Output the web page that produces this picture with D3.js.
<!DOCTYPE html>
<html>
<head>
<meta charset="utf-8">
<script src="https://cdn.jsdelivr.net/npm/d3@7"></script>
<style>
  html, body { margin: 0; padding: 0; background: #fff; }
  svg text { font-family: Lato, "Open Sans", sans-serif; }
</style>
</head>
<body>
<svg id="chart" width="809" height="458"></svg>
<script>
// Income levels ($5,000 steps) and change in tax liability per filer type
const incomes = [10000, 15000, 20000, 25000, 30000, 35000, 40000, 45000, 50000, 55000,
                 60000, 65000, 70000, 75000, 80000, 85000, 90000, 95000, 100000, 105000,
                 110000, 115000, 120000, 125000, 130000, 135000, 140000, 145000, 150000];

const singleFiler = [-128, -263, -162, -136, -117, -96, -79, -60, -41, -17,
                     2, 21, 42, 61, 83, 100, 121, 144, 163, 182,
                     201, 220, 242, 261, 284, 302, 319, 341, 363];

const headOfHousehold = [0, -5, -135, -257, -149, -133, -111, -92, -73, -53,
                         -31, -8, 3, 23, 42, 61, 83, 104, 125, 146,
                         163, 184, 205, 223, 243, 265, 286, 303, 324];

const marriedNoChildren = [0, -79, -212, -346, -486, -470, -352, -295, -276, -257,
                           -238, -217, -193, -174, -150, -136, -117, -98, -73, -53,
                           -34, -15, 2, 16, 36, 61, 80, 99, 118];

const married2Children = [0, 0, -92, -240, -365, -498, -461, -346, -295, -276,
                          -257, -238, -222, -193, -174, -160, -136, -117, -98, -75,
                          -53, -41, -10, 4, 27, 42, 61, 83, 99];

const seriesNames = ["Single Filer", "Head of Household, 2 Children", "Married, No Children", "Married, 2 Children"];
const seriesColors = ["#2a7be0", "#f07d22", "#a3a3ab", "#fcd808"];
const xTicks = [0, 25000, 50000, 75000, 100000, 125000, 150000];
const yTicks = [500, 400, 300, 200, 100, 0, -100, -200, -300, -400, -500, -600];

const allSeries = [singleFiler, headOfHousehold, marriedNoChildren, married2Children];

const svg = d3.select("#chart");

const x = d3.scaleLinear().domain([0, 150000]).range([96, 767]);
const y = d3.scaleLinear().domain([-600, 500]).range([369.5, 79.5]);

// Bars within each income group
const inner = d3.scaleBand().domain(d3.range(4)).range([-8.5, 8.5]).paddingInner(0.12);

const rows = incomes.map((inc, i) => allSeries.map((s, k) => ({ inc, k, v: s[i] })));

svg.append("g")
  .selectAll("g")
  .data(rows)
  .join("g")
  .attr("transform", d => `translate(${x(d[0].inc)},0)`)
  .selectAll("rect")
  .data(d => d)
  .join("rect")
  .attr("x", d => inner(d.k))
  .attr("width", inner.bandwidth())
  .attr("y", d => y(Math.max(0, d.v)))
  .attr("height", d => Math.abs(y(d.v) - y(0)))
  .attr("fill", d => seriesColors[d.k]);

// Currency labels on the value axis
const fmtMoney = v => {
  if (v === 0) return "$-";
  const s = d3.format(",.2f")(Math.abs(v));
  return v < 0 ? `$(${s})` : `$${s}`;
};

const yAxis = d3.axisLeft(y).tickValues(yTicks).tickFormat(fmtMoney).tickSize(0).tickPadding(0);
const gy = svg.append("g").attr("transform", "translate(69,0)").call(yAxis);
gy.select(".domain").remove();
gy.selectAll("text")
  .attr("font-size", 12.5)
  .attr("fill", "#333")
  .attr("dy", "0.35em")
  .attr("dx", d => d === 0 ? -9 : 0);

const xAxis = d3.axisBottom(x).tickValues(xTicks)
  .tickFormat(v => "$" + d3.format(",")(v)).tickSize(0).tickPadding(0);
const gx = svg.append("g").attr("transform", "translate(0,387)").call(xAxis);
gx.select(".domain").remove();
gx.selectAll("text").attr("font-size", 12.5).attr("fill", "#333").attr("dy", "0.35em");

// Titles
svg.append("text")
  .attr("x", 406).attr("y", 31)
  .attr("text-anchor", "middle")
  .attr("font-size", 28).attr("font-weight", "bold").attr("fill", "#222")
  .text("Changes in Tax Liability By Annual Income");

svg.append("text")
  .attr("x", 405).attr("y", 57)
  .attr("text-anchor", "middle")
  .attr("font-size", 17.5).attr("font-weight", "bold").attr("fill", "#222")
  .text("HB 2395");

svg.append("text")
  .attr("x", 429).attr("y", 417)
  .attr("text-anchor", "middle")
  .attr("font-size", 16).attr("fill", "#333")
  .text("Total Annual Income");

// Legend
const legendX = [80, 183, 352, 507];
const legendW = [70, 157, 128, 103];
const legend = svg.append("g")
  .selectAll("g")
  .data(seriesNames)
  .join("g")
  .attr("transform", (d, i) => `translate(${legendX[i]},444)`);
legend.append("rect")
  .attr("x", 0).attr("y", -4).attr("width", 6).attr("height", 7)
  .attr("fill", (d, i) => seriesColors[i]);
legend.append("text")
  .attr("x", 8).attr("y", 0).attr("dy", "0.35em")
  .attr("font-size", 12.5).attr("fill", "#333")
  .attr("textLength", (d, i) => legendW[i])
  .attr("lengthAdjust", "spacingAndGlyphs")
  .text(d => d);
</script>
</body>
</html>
-=-=-
### AIM
Reproduce the listing above word for word.

### RESULT FOR THIS TASK
Output the web page that produces this picture with D3.js.
<!DOCTYPE html>
<html>
<head>
<meta charset="utf-8">
<script src="https://cdn.jsdelivr.net/npm/d3@7"></script>
<style>
  html, body { margin: 0; padding: 0; background: #fff; }
  svg text { font-family: Lato, "Open Sans", sans-serif; }
</style>
</head>
<body>
<svg id="chart" width="809" height="458"></svg>
<script>
// Income levels ($5,000 steps) and change in tax liability per filer type
const incomes = [10000, 15000, 20000, 25000, 30000, 35000, 40000, 45000, 50000, 55000,
                 60000, 65000, 70000, 75000, 80000, 85000, 90000, 95000, 100000, 105000,
                 110000, 115000, 120000, 125000, 130000, 135000, 140000, 145000, 150000];

const singleFiler = [-128, -263, -162, -136, -117, -96, -79, -60, -41, -17,
                     2, 21, 42, 61, 83, 100, 121, 144, 163, 182,
                     201, 220, 242, 261, 284, 302, 319, 341, 363];

const headOfHousehold = [0, -5, -135, -257, -149, -133, -111, -92, -73, -53,
                         -31, -8, 3, 23, 42, 61, 83, 104, 125, 146,
                         163, 184, 205, 223, 243, 265, 286, 303, 324];

const marriedNoChildren = [0, -79, -212, -346, -486, -470, -352, -295, -276, -257,
                           -238, -217, -193, -174, -150, -136, -117, -98, -73, -53,
                           -34, -15, 2, 16, 36, 61, 80, 99, 118];

const married2Children = [0, 0, -92, -240, -365, -498, -461, -346, -295, -276,
                          -257, -238, -222, -193, -174, -160, -136, -117, -98, -75,
                          -53, -41, -10, 4, 27, 42, 61, 83, 99];

const seriesNames = ["Single Filer", "Head of Household, 2 Children", "Married, No Children", "Married, 2 Children"];
const seriesColors = ["#2a7be0", "#f07d22", "#a3a3ab", "#fcd808"];
const xTicks = [0, 25000, 50000, 75000, 100000, 125000, 150000];
const yTicks = [500, 400, 300, 200, 100, 0, -100, -200, -300, -400, -500, -600];

const allSeries = [singleFiler, headOfHousehold, marriedNoChildren, married2Children];

const svg = d3.select("#chart");

const x = d3.scaleLinear().domain([0, 150000]).range([96, 767]);
const y = d3.scaleLinear().domain([-600, 500]).range([369.5, 79.5]);

// Bars within each income group
const inner = d3.scaleBand().domain(d3.range(4)).range([-8.5, 8.5]).paddingInner(0.12);

const rows = incomes.map((inc, i) => allSeries.map((s, k) => ({ inc, k, v: s[i] })));

svg.append("g")
  .selectAll("g")
  .data(rows)
  .join("g")
  .attr("transform", d => `translate(${x(d[0].inc)},0)`)
  .selectAll("rect")
  .data(d => d)
  .join("rect")
  .attr("x", d => inner(d.k))
  .attr("width", inner.bandwidth())
  .attr("y", d => y(Math.max(0, d.v)))
  .attr("height", d => Math.abs(y(d.v) - y(0)))
  .attr("fill", d => seriesColors[d.k]);

// Currency labels on the value axis
const fmtMoney = v => {
  if (v === 0) return "$-";
  const s = d3.format(",.2f")(Math.abs(v));
  return v < 0 ? `$(${s})` : `$${s}`;
};

const yAxis = d3.axisLeft(y).tickValues(yTicks).tickFormat(fmtMoney).tickSize(0).tickPadding(0);
const gy = svg.append("g").attr("transform", "translate(69,0)").call(yAxis);
gy.select(".domain").remove();
gy.selectAll("text")
  .attr("font-size", 12.5)
  .attr("fill", "#333")
  .attr("dy", "0.35em")
  .attr("dx", d => d === 0 ? -9 : 0);

const xAxis = d3.axisBottom(x).tickValues(xTicks)
  .tickFormat(v => "$" + d3.format(",")(v)).tickSize(0).tickPadding(0);
const gx = svg.append("g").attr("transform", "translate(0,387)").call(xAxis);
gx.select(".domain").remove();
gx.selectAll("text").attr("font-size", 12.5).attr("fill", "#333").attr("dy", "0.35em");

// Titles
svg.append("text")
  .attr("x", 406).attr("y", 31)
  .attr("text-anchor", "middle")
  .attr("font-size", 28).attr("font-weight", "bold").attr("fill", "#222")
  .text("Changes in Tax Liability By Annual Income");

svg.append("text")
  .attr("x", 405).attr("y", 57)
  .attr("text-anchor", "middle")
  .attr("font-size", 17.5).attr("font-weight", "bold").attr("fill", "#222")
  .text("HB 2395");

svg.append("text")
  .attr("x", 429).attr("y", 417)
  .attr("text-anchor", "middle")
  .attr("font-size", 16).attr("fill", "#333")
  .text("Total Annual Income");

// Legend
const legendX = [80, 183, 352, 507];
const legendW = [70, 157, 128, 103];
const legend = svg.append("g")
  .selectAll("g")
  .data(seriesNames)
  .join("g")
  .attr("transform", (d, i) => `translate(${legendX[i]},444)`);
legend.append("rect")
  .attr("x", 0).attr("y", -4).attr("width", 6).attr("height", 7)
  .attr("fill", (d, i) => seriesColors[i]);
legend.append("text")
  .attr("x", 8).attr("y", 0).attr("dy", "0.35em")
  .attr("font-size", 12.5).attr("fill", "#333")
  .attr("textLength", (d, i) => legendW[i])
  .attr("lengthAdjust", "spacingAndGlyphs")
  .text(d => d);
</script>
</body>
</html>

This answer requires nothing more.